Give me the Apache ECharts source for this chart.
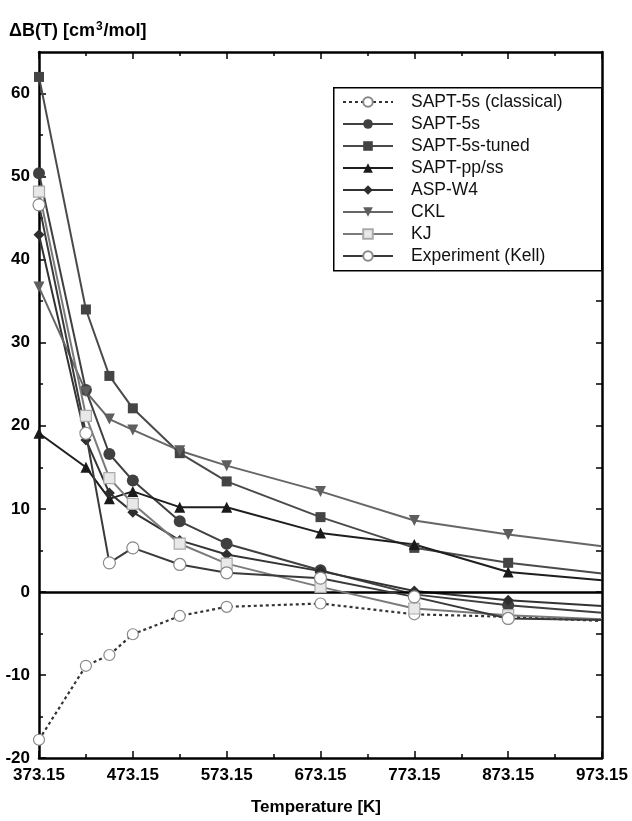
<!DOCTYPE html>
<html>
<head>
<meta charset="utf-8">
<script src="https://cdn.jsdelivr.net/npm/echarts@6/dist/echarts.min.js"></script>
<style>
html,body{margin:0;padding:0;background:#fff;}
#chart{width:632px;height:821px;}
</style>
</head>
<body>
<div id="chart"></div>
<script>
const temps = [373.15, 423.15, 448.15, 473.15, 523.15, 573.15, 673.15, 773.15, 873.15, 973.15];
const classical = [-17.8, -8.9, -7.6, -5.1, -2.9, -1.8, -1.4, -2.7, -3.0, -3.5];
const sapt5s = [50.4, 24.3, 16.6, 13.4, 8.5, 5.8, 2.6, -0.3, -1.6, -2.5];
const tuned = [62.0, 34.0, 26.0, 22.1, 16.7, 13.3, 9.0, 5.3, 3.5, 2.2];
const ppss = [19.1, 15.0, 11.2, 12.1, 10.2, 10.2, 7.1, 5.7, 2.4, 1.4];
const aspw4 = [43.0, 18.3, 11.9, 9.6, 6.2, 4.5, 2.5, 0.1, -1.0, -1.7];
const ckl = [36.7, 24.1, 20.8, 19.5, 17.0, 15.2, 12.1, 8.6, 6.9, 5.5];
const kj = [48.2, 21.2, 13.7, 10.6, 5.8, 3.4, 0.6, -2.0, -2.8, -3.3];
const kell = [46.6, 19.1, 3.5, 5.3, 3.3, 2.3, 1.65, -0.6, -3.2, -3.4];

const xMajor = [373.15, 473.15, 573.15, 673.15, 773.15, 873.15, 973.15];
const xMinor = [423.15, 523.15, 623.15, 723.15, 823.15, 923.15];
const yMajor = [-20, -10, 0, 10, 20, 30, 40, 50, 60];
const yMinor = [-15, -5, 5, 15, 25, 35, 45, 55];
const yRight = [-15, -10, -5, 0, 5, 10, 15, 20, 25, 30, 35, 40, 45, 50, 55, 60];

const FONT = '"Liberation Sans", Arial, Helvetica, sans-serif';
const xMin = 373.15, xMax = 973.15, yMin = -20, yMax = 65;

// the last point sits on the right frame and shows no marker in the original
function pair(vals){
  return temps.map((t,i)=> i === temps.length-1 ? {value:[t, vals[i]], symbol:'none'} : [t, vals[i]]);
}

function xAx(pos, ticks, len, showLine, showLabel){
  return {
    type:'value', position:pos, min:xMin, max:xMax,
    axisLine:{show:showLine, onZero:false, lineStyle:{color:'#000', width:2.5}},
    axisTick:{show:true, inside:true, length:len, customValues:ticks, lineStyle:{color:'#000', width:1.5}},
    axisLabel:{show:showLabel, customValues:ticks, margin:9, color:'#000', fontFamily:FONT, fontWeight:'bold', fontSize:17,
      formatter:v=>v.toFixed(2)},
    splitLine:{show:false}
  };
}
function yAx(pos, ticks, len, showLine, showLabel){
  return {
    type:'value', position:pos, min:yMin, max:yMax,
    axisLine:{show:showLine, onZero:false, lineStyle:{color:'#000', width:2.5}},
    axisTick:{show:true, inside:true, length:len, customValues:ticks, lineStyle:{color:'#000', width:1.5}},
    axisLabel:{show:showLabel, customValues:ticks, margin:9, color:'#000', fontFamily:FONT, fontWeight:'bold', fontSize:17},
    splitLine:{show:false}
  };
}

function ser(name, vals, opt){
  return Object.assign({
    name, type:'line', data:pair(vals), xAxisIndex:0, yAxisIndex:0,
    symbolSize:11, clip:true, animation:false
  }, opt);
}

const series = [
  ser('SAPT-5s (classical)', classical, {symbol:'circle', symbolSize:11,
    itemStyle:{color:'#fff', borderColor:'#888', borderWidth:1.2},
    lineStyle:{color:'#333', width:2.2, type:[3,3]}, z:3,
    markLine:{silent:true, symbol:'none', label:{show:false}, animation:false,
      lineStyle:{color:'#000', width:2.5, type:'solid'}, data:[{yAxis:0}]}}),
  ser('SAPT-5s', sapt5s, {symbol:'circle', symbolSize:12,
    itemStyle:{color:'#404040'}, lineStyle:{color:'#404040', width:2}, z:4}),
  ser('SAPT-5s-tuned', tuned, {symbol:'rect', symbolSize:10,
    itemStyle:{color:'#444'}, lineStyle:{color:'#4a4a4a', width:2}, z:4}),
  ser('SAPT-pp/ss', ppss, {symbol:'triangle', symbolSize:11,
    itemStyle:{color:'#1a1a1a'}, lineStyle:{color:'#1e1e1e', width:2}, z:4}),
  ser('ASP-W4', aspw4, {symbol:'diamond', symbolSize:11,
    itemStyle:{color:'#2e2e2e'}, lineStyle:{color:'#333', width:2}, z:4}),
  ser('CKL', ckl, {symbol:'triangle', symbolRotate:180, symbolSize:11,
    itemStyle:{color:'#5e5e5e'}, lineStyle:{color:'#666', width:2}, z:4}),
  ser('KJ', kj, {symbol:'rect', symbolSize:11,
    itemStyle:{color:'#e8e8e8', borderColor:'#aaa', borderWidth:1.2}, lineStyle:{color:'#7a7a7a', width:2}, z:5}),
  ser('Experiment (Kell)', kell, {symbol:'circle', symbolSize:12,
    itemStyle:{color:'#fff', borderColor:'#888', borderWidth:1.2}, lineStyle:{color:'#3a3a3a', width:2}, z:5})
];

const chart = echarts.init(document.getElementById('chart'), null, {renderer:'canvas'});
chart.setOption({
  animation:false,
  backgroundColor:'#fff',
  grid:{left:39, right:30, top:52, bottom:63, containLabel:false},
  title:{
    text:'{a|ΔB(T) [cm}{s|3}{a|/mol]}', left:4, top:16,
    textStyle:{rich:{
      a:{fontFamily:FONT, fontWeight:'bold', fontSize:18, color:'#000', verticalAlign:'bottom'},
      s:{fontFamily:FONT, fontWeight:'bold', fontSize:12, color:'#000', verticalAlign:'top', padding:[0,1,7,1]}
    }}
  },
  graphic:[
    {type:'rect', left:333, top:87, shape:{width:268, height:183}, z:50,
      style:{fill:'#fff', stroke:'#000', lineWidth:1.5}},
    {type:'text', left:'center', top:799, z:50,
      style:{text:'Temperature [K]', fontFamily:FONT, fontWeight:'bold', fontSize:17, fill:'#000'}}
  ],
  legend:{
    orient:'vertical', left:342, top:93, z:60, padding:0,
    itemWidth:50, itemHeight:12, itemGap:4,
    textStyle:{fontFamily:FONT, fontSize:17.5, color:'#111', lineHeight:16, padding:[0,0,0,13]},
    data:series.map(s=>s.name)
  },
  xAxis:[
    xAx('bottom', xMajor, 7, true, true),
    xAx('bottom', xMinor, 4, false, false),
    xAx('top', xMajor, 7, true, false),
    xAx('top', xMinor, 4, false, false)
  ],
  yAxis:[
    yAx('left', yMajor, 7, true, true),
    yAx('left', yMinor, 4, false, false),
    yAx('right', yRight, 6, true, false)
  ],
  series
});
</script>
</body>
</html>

================

- [WHAT IS EXPECTED]: Set the pictures aside and transcribe the data above exactly.

- [ANSWER TO THIS PROBLEM]:
Give me the Apache ECharts source for this chart.
<!DOCTYPE html>
<html>
<head>
<meta charset="utf-8">
<script src="https://cdn.jsdelivr.net/npm/echarts@6/dist/echarts.min.js"></script>
<style>
html,body{margin:0;padding:0;background:#fff;}
#chart{width:632px;height:821px;}
</style>
</head>
<body>
<div id="chart"></div>
<script>
const temps = [373.15, 423.15, 448.15, 473.15, 523.15, 573.15, 673.15, 773.15, 873.15, 973.15];
const classical = [-17.8, -8.9, -7.6, -5.1, -2.9, -1.8, -1.4, -2.7, -3.0, -3.5];
const sapt5s = [50.4, 24.3, 16.6, 13.4, 8.5, 5.8, 2.6, -0.3, -1.6, -2.5];
const tuned = [62.0, 34.0, 26.0, 22.1, 16.7, 13.3, 9.0, 5.3, 3.5, 2.2];
const ppss = [19.1, 15.0, 11.2, 12.1, 10.2, 10.2, 7.1, 5.7, 2.4, 1.4];
const aspw4 = [43.0, 18.3, 11.9, 9.6, 6.2, 4.5, 2.5, 0.1, -1.0, -1.7];
const ckl = [36.7, 24.1, 20.8, 19.5, 17.0, 15.2, 12.1, 8.6, 6.9, 5.5];
const kj = [48.2, 21.2, 13.7, 10.6, 5.8, 3.4, 0.6, -2.0, -2.8, -3.3];
const kell = [46.6, 19.1, 3.5, 5.3, 3.3, 2.3, 1.65, -0.6, -3.2, -3.4];

const xMajor = [373.15, 473.15, 573.15, 673.15, 773.15, 873.15, 973.15];
const xMinor = [423.15, 523.15, 623.15, 723.15, 823.15, 923.15];
const yMajor = [-20, -10, 0, 10, 20, 30, 40, 50, 60];
const yMinor = [-15, -5, 5, 15, 25, 35, 45, 55];
const yRight = [-15, -10, -5, 0, 5, 10, 15, 20, 25, 30, 35, 40, 45, 50, 55, 60];

const FONT = '"Liberation Sans", Arial, Helvetica, sans-serif';
const xMin = 373.15, xMax = 973.15, yMin = -20, yMax = 65;

// the last point sits on the right frame and shows no marker in the original
function pair(vals){
  return temps.map((t,i)=> i === temps.length-1 ? {value:[t, vals[i]], symbol:'none'} : [t, vals[i]]);
}

function xAx(pos, ticks, len, showLine, showLabel){
  return {
    type:'value', position:pos, min:xMin, max:xMax,
    axisLine:{show:showLine, onZero:false, lineStyle:{color:'#000', width:2.5}},
    axisTick:{show:true, inside:true, length:len, customValues:ticks, lineStyle:{color:'#000', width:1.5}},
    axisLabel:{show:showLabel, customValues:ticks, margin:9, color:'#000', fontFamily:FONT, fontWeight:'bold', fontSize:17,
      formatter:v=>v.toFixed(2)},
    splitLine:{show:false}
  };
}
function yAx(pos, ticks, len, showLine, showLabel){
  return {
    type:'value', position:pos, min:yMin, max:yMax,
    axisLine:{show:showLine, onZero:false, lineStyle:{color:'#000', width:2.5}},
    axisTick:{show:true, inside:true, length:len, customValues:ticks, lineStyle:{color:'#000', width:1.5}},
    axisLabel:{show:showLabel, customValues:ticks, margin:9, color:'#000', fontFamily:FONT, fontWeight:'bold', fontSize:17},
    splitLine:{show:false}
  };
}

function ser(name, vals, opt){
  return Object.assign({
    name, type:'line', data:pair(vals), xAxisIndex:0, yAxisIndex:0,
    symbolSize:11, clip:true, animation:false
  }, opt);
}

const series = [
  ser('SAPT-5s (classical)', classical, {symbol:'circle', symbolSize:11,
    itemStyle:{color:'#fff', borderColor:'#888', borderWidth:1.2},
    lineStyle:{color:'#333', width:2.2, type:[3,3]}, z:3,
    markLine:{silent:true, symbol:'none', label:{show:false}, animation:false,
      lineStyle:{color:'#000', width:2.5, type:'solid'}, data:[{yAxis:0}]}}),
  ser('SAPT-5s', sapt5s, {symbol:'circle', symbolSize:12,
    itemStyle:{color:'#404040'}, lineStyle:{color:'#404040', width:2}, z:4}),
  ser('SAPT-5s-tuned', tuned, {symbol:'rect', symbolSize:10,
    itemStyle:{color:'#444'}, lineStyle:{color:'#4a4a4a', width:2}, z:4}),
  ser('SAPT-pp/ss', ppss, {symbol:'triangle', symbolSize:11,
    itemStyle:{color:'#1a1a1a'}, lineStyle:{color:'#1e1e1e', width:2}, z:4}),
  ser('ASP-W4', aspw4, {symbol:'diamond', symbolSize:11,
    itemStyle:{color:'#2e2e2e'}, lineStyle:{color:'#333', width:2}, z:4}),
  ser('CKL', ckl, {symbol:'triangle', symbolRotate:180, symbolSize:11,
    itemStyle:{color:'#5e5e5e'}, lineStyle:{color:'#666', width:2}, z:4}),
  ser('KJ', kj, {symbol:'rect', symbolSize:11,
    itemStyle:{color:'#e8e8e8', borderColor:'#aaa', borderWidth:1.2}, lineStyle:{color:'#7a7a7a', width:2}, z:5}),
  ser('Experiment (Kell)', kell, {symbol:'circle', symbolSize:12,
    itemStyle:{color:'#fff', borderColor:'#888', borderWidth:1.2}, lineStyle:{color:'#3a3a3a', width:2}, z:5})
];

const chart = echarts.init(document.getElementById('chart'), null, {renderer:'canvas'});
chart.setOption({
  animation:false,
  backgroundColor:'#fff',
  grid:{left:39, right:30, top:52, bottom:63, containLabel:false},
  title:{
    text:'{a|ΔB(T) [cm}{s|3}{a|/mol]}', left:4, top:16,
    textStyle:{rich:{
      a:{fontFamily:FONT, fontWeight:'bold', fontSize:18, color:'#000', verticalAlign:'bottom'},
      s:{fontFamily:FONT, fontWeight:'bold', fontSize:12, color:'#000', verticalAlign:'top', padding:[0,1,7,1]}
    }}
  },
  graphic:[
    {type:'rect', left:333, top:87, shape:{width:268, height:183}, z:50,
      style:{fill:'#fff', stroke:'#000', lineWidth:1.5}},
    {type:'text', left:'center', top:799, z:50,
      style:{text:'Temperature [K]', fontFamily:FONT, fontWeight:'bold', fontSize:17, fill:'#000'}}
  ],
  legend:{
    orient:'vertical', left:342, top:93, z:60, padding:0,
    itemWidth:50, itemHeight:12, itemGap:4,
    textStyle:{fontFamily:FONT, fontSize:17.5, color:'#111', lineHeight:16, padding:[0,0,0,13]},
    data:series.map(s=>s.name)
  },
  xAxis:[
    xAx('bottom', xMajor, 7, true, true),
    xAx('bottom', xMinor, 4, false, false),
    xAx('top', xMajor, 7, true, false),
    xAx('top', xMinor, 4, false, false)
  ],
  yAxis:[
    yAx('left', yMajor, 7, true, true),
    yAx('left', yMinor, 4, false, false),
    yAx('right', yRight, 6, true, false)
  ],
  series
});
</script>
</body>
</html>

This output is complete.